Aucun signe distinctif ne permet de reconnaître les chefs. Tout les maquisards sont habillés, ou plutôt fringués, avec un béret sur la tête et des vêtements hétéroclites, la plupart du temps usés jusqu’à la corde. Les plus gâtés ont de vieilles chaussures éculées, d'autres n'ont que des sabots en bois avec lesquels il est impossible de courir.
Un peu désappointé par la vue du camp. Je ne suis pas le seul. Roger Poitou par exemple, qui est envoyé au maquis par un chef de son bureau de Poste vers Nevers, est très déçu par le spectacle du camp.
On me présente à Bernard qui dirige le camp. C'est un ancien gendarme du coin.
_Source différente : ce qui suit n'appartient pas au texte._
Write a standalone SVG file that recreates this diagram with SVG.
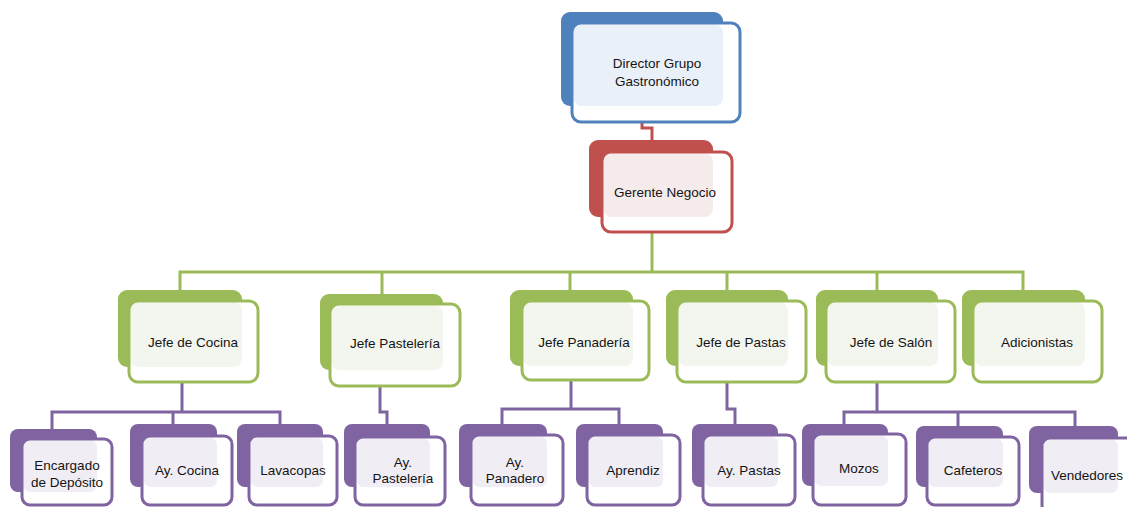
<svg xmlns="http://www.w3.org/2000/svg" width="1127" height="507" viewBox="0 0 1127 507">
<style>
text{font-family:"Liberation Sans",Arial,sans-serif;font-size:13.5px;fill:#141414;text-anchor:middle}
.ln{fill:none;stroke-width:3;stroke-linejoin:miter}
.fw{fill:#ffffff;stroke:none}
.bb{fill:#4F81BD}.ob{fill:none;stroke:#4F81BD;stroke-width:3}.tb{fill:#EAF0F8}
.br{fill:#C0504D}.or{fill:none;stroke:#C0504D;stroke-width:3}.tr{fill:#F6EBEB}
.bg{fill:#9BBB59}.og{fill:none;stroke:#9BBB59;stroke-width:3}.tg{fill:#F3F6EE}
.bp{fill:#8064A2}.op{fill:none;stroke:#8064A2;stroke-width:3}.tp{fill:#F0EEF4}
</style>
<rect width="1127" height="507" fill="#ffffff"/>
<g id="connectors">
<path class="ln" stroke="#C0504D" d="M642,112 V128 H652 V140"/>
<path class="ln" stroke="#9BBB59" d="M652,230 V272 M180,290 V272 H1023 V290 M382,272 V294 M570,272 V290 M727,272 V290 M877,272 V290"/>
<path class="ln" stroke="#8064A2" d="M182,380 V412 M52,429 V412 H280 V424 M173,412 V424 M380,384 V412 H387 V424 M571,379 V409 M502,424 V409 H619 V424 M727,380 V409 H735 V424 M877,380 V412 M844,424 V412 H1075 V426 M958,412 V426"/>
</g>
<g id="director">
<rect class="bb" x="561" y="12" width="162" height="94" rx="9"/>
<rect class="fw" x="572" y="23" width="168" height="99" rx="9"/>
<rect class="tb" x="573.5" y="24.5" width="149.5" height="81.5" rx="8"/>
<rect class="ob" x="572" y="23" width="168" height="99" rx="9"/>
<text x="657" y="68">Director Grupo</text>
<text x="657" y="86">Gastronómico</text>
</g>
<g id="gerente">
<rect class="br" x="589" y="140" width="124" height="77" rx="9"/>
<rect class="fw" x="602" y="152" width="130" height="80" rx="9"/>
<rect class="tr" x="603.5" y="153.5" width="109.5" height="63.5" rx="8"/>
<rect class="or" x="602" y="152" width="130" height="80" rx="9"/>
<text x="665" y="196.5">Gerente Negocio</text>
</g>
<g id="jefe-cocina">
<rect class="bg" x="118" y="290" width="124" height="77" rx="9"/>
<rect class="fw" x="129" y="301" width="129" height="81" rx="9"/>
<rect class="tg" x="130.5" y="302.5" width="111.5" height="64.5" rx="8"/>
<rect class="og" x="129" y="301" width="129" height="81" rx="9"/>
<text x="193" y="346.5">Jefe de Cocina</text>
</g>
<g id="jefe-pasteleria">
<rect class="bg" x="320" y="294" width="123" height="76" rx="9"/>
<rect class="fw" x="330" y="304" width="130" height="82" rx="9"/>
<rect class="tg" x="331.5" y="305.5" width="111.5" height="64.5" rx="8"/>
<rect class="og" x="330" y="304" width="130" height="82" rx="9"/>
<text x="395" y="347.5">Jefe Pastelería</text>
</g>
<g id="jefe-panaderia">
<rect class="bg" x="510" y="290" width="123" height="76" rx="9"/>
<rect class="fw" x="522" y="301" width="127" height="79" rx="9"/>
<rect class="tg" x="523.5" y="302.5" width="109.5" height="63.5" rx="8"/>
<rect class="og" x="522" y="301" width="127" height="79" rx="9"/>
<text x="584" y="346.5">Jefe Panadería</text>
</g>
<g id="jefe-pastas">
<rect class="bg" x="666" y="290" width="122" height="76" rx="9"/>
<rect class="fw" x="677" y="301" width="129" height="81" rx="9"/>
<rect class="tg" x="678.5" y="302.5" width="109.5" height="63.5" rx="8"/>
<rect class="og" x="677" y="301" width="129" height="81" rx="9"/>
<text x="741" y="346.5">Jefe de Pastas</text>
</g>
<g id="jefe-salon">
<rect class="bg" x="816" y="290" width="122" height="76" rx="9"/>
<rect class="fw" x="826" y="301" width="129" height="81" rx="9"/>
<rect class="tg" x="827.5" y="302.5" width="110.5" height="63.5" rx="8"/>
<rect class="og" x="826" y="301" width="129" height="81" rx="9"/>
<text x="891" y="346.5">Jefe de Salón</text>
</g>
<g id="adicionistas">
<rect class="bg" x="962" y="290" width="123" height="76" rx="9"/>
<rect class="fw" x="973" y="301" width="129" height="81" rx="9"/>
<rect class="tg" x="974.5" y="302.5" width="110.5" height="63.5" rx="8"/>
<rect class="og" x="973" y="301" width="129" height="81" rx="9"/>
<text x="1037" y="346.5">Adicionistas</text>
</g>
<g id="encargado-deposito">
<rect class="bp" x="10" y="429" width="87" height="63" rx="8"/>
<rect class="fw" x="22" y="439" width="90" height="66" rx="8"/>
<rect class="tp" x="23.5" y="440.5" width="73.5" height="51.5" rx="7"/>
<rect class="op" x="22" y="439" width="90" height="66" rx="8"/>
<text x="67" y="469.5">Encargado</text>
<text x="67" y="486.5">de Depósito</text>
</g>
<g id="ay-cocina">
<rect class="bp" x="130" y="424" width="87" height="63" rx="8"/>
<rect class="fw" x="142" y="436" width="90" height="69" rx="8"/>
<rect class="tp" x="143.5" y="437.5" width="73.5" height="49.5" rx="7"/>
<rect class="op" x="142" y="436" width="90" height="69" rx="8"/>
<text x="187" y="474.5">Ay. Cocina</text>
</g>
<g id="lavacopas">
<rect class="bp" x="237" y="424" width="86" height="63" rx="8"/>
<rect class="fw" x="249" y="436" width="88" height="69" rx="8"/>
<rect class="tp" x="250.5" y="437.5" width="72.5" height="49.5" rx="7"/>
<rect class="op" x="249" y="436" width="88" height="69" rx="8"/>
<text x="293" y="474.5">Lavacopas</text>
</g>
<g id="ay-pasteleria">
<rect class="bp" x="344" y="424" width="86" height="63" rx="8"/>
<rect class="fw" x="355" y="437" width="90" height="68" rx="8"/>
<rect class="tp" x="356.5" y="438.5" width="73.5" height="48.5" rx="7"/>
<rect class="op" x="355" y="437" width="90" height="68" rx="8"/>
<text x="403" y="466.5">Ay.</text>
<text x="403" y="482.5">Pastelería</text>
</g>
<g id="ay-panadero">
<rect class="bp" x="459" y="424" width="88" height="63" rx="8"/>
<rect class="fw" x="471" y="435" width="92" height="70" rx="8"/>
<rect class="tp" x="472.5" y="436.5" width="74.5" height="50.5" rx="7"/>
<rect class="op" x="471" y="435" width="92" height="70" rx="8"/>
<text x="515" y="466.5">Ay.</text>
<text x="515" y="482.5">Panadero</text>
</g>
<g id="aprendiz">
<rect class="bp" x="576" y="424" width="87" height="63" rx="8"/>
<rect class="fw" x="587" y="435" width="93" height="70" rx="8"/>
<rect class="tp" x="588.5" y="436.5" width="74.5" height="50.5" rx="7"/>
<rect class="op" x="587" y="435" width="93" height="70" rx="8"/>
<text x="633" y="474.5">Aprendiz</text>
</g>
<g id="ay-pastas">
<rect class="bp" x="692" y="424" width="86" height="63" rx="8"/>
<rect class="fw" x="703" y="435" width="92" height="70" rx="8"/>
<rect class="tp" x="704.5" y="436.5" width="73.5" height="50.5" rx="7"/>
<rect class="op" x="703" y="435" width="92" height="70" rx="8"/>
<text x="749" y="474.5">Ay. Pastas</text>
</g>
<g id="mozos">
<rect class="bp" x="802" y="424" width="86" height="62" rx="8"/>
<rect class="fw" x="813" y="434" width="93" height="71" rx="8"/>
<rect class="tp" x="814.5" y="435.5" width="73.5" height="50.5" rx="7"/>
<rect class="op" x="813" y="434" width="93" height="71" rx="8"/>
<text x="859" y="472.5">Mozos</text>
</g>
<g id="cafeteros">
<rect class="bp" x="916" y="426" width="87" height="61" rx="8"/>
<rect class="fw" x="927" y="437" width="92" height="68" rx="8"/>
<rect class="tp" x="928.5" y="438.5" width="74.5" height="48.5" rx="7"/>
<rect class="op" x="927" y="437" width="92" height="68" rx="8"/>
<text x="973" y="474.5">Cafeteros</text>
</g>
<g id="vendedores">
<rect class="bp" x="1029" y="426" width="89" height="67" rx="8"/>
<rect class="fw" x="1042" y="438" width="95" height="75" rx="8"/>
<rect class="tp" x="1043.5" y="439.5" width="74.5" height="53.5" rx="7"/>
<rect class="op" x="1042" y="438" width="95" height="75" rx="8"/>
<text x="1087" y="479.5">Vendedores</text>
</g>
</svg>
C'est un homme sympathique qui paraît vieux par rapport aux autres maquisards. On m’explique qu'il y a un état-major départemental dans le bois, mais les contacts semblent assez distants. La cuisine sert de lien en fournissant la nourriture et la préparation des plats à la compagnie de commandement.
Nous remarquons un tout jeune homme qui sort de l’ordinaire. Comme tout le monde, il porte un béret sur la tête mais sa tenue le distingue : une belle veste croisée kaki, un pantalon de cheval, des bandes molletières, une bonne paire de chaussures montantes et autour du cou, une belle écharpe. Son visage est pensif et son regard aux yeux clairs impressionne tout le monde. On sent en lui l'âme d'un chef. On sent en lui l'homme qui nous entrainera partout au milieu des périls.